I bet many MPs are hardly paragons when it comes to internet usage, certainly if their other exploits are anything to go by. By all means educate the masses about internet and computers if you can but piss off and leave me to make my own decisions.

Anonymous said...

Dizzy, i dont understand Hugo did not advocate a Whitehall department or Government censorship but a new regulatory body modeled on the press complaints commission or the advertising standards authority. he suggestted that it could be called the "internet standards authority".

I dont think anyone disagrees that children should be protected from some internet content.
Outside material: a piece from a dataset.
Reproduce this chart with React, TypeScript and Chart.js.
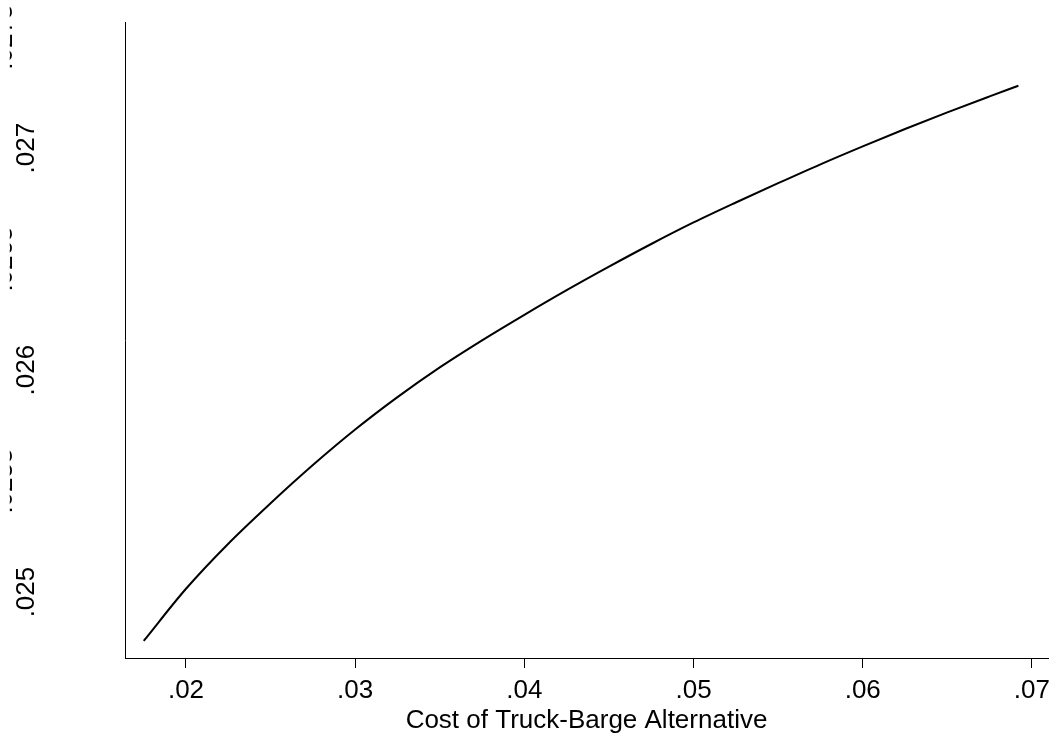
import React, { useEffect, useRef } from "react";
import { Chart, registerables } from "chart.js";

Chart.register(...registerables);

// Cost of truck-barge alternative (x) and predicted value (y)
const X_VALUES = [
  0.0175, 0.02, 0.0225, 0.025, 0.0275, 0.03, 0.0325, 0.035, 0.0375, 0.04, 0.0425,
  0.045, 0.0475, 0.05, 0.0525, 0.055, 0.0575, 0.06, 0.0625, 0.065, 0.0675, 0.0692,
];
const Y_VALUES = [
  0.02478, 0.025015, 0.025218, 0.0254, 0.025572, 0.025732, 0.025878, 0.026012,
  0.026134, 0.026249, 0.02636, 0.026466, 0.026568, 0.026665, 0.026755, 0.026842,
  0.026927, 0.027008, 0.027086, 0.027161, 0.027233, 0.027281,
];

const X_TICKS = [0.02, 0.03, 0.04, 0.05, 0.06, 0.07];
const Y_TICKS = [0.025, 0.0255, 0.026, 0.0265, 0.027, 0.0275];
const X_TITLE = "Cost of Truck-Barge Alternative";

const FONT_FAMILY = '"Liberation Sans", Arial, Helvetica, sans-serif';

const isHalfStep = (v: number) => Math.round(v * 10000) % 10 !== 0;
const stripZero = (s: string) => s.replace(/^0/, "");

export default function App() {
  const ref = useRef<HTMLCanvasElement | null>(null);

  useEffect(() => {
    if (!ref.current) return;
    let clipGrad: CanvasGradient | null = null;
    const chart = new Chart(ref.current, {
      type: "line",
      data: {
        datasets: [
          {
            data: X_VALUES.map((x, i) => ({ x, y: Y_VALUES[i] })),
            borderColor: "#000",
            borderWidth: 2,
            pointRadius: 0,
            cubicInterpolationMode: "monotone",
            fill: false,
          },
        ],
      },
      options: {
        responsive: false,
        animation: false,
        layout: { padding: { top: 22, right: 9, left: 0, bottom: 0 } },
        plugins: {
          legend: { display: false },
          tooltip: { enabled: false },
        },
        scales: {
          x: {
            type: "linear",
            min: 0.016395,
            max: 0.07095,
            afterFit: (s: any) => {
              s.height = 80;
              s.paddingLeft = 0;
              s.paddingRight = 0;
            },
            afterBuildTicks: (s: any) => {
              s.ticks = X_TICKS.map((v) => ({ value: v }));
            },
            grid: {
              drawOnChartArea: false,
              drawTicks: true,
              tickLength: 10,
              color: "#000",
              lineWidth: 1,
            },
            border: { display: true, color: "#000", width: 1 },
            ticks: {
              autoSkip: false,
              maxRotation: 0,
              minRotation: 0,
              padding: 7,
              color: "#000",
              font: { family: FONT_FAMILY, size: 26 },
              callback: (v: any) => stripZero(Number(v).toFixed(2)),
            },
            title: {
              display: true,
              text: X_TITLE,
              color: "#000",
              font: { family: FONT_FAMILY, size: 26 },
              padding: { top: 0, bottom: 2 },
            },
          },
          y: {
            type: "linear",
            min: 0.024703,
            max: 0.027568,
            afterFit: (s: any) => {
              s.width = 125;
              s.paddingTop = 0;
              s.paddingBottom = 0;
            },
            afterBuildTicks: (s: any) => {
              s.ticks = Y_TICKS.map((v) => ({ value: v }));
            },
            grid: {
              drawOnChartArea: false,
              drawTicks: false,
              color: "rgba(0,0,0,0)",
            },
            border: { display: true, color: "#000", width: 1 },
            ticks: {
              autoSkip: false,
              minRotation: 90,
              maxRotation: 90,
              crossAlign: "center",
              padding: 65.5,
              color: (ctx: any) => {
                const v = ctx.tick ? ctx.tick.value : 0;
                if (!isHalfStep(v)) return "#000";
                if (!clipGrad) {
                  // only the edge of the half-step labels shows, as in the picture
                  const g = ctx.chart.ctx.createLinearGradient(0, -17.6, 0, -17.1);
                  g.addColorStop(0, "rgba(0,0,0,0)");
                  g.addColorStop(1, "rgba(0,0,0,1)");
                  clipGrad = g;
                }
                return clipGrad;
              },
              font: (ctx: any) => {
                const v = ctx.tick ? ctx.tick.value : 0;
                return isHalfStep(v)
                  ? { family: FONT_FAMILY, size: 26, lineHeight: "44px" }
                  : { family: FONT_FAMILY, size: 26 };
              },
              callback: (v: any) => {
                const n = Number(v);
                return isHalfStep(n)
                  ? [stripZero(n.toFixed(4)), ""]
                  : stripZero(n.toFixed(3));
              },
            },
          },
        },
      },
    } as any);
    return () => chart.destroy();
  }, []);

  return (
    <div style={{ position: "fixed", left: 0, top: 0, width: 1057, height: 738, background: "#fff" }}>
      <canvas ref={ref} width={1057} height={738} style={{ display: "block" }} />
    </div>
  );
}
Hugo was clear that adults should be able to access the internet as now but he floated a couple of ideas of protecting children such as filtering at the ISP level, all internet ready platforms sold with robust internet filters and, as you mentioned, improving the education of children and parents.

He was always going to get knocked by bloggers but perhapes you should read the speech - there are some good ideas.

Julian the Wonderhorse said...

What will the regulator be called - OFFGROT?

How about OFFSHAG?

Anonymous said...

andy p said: With one click of a mouse, a child could inadvertently be exposed to any of the types of porn (or worse) that you listed in your post and who wants that?

Andy please enlighten me as to how a child can with "one click of a mouse" access pornography. How?

One has to either type in the known URL or do a google search or similar in order to obtain the web address in the first place.

To suggest that the childruuuuuun can somehow be scarred for life by one click of a mouse is just plain stupid.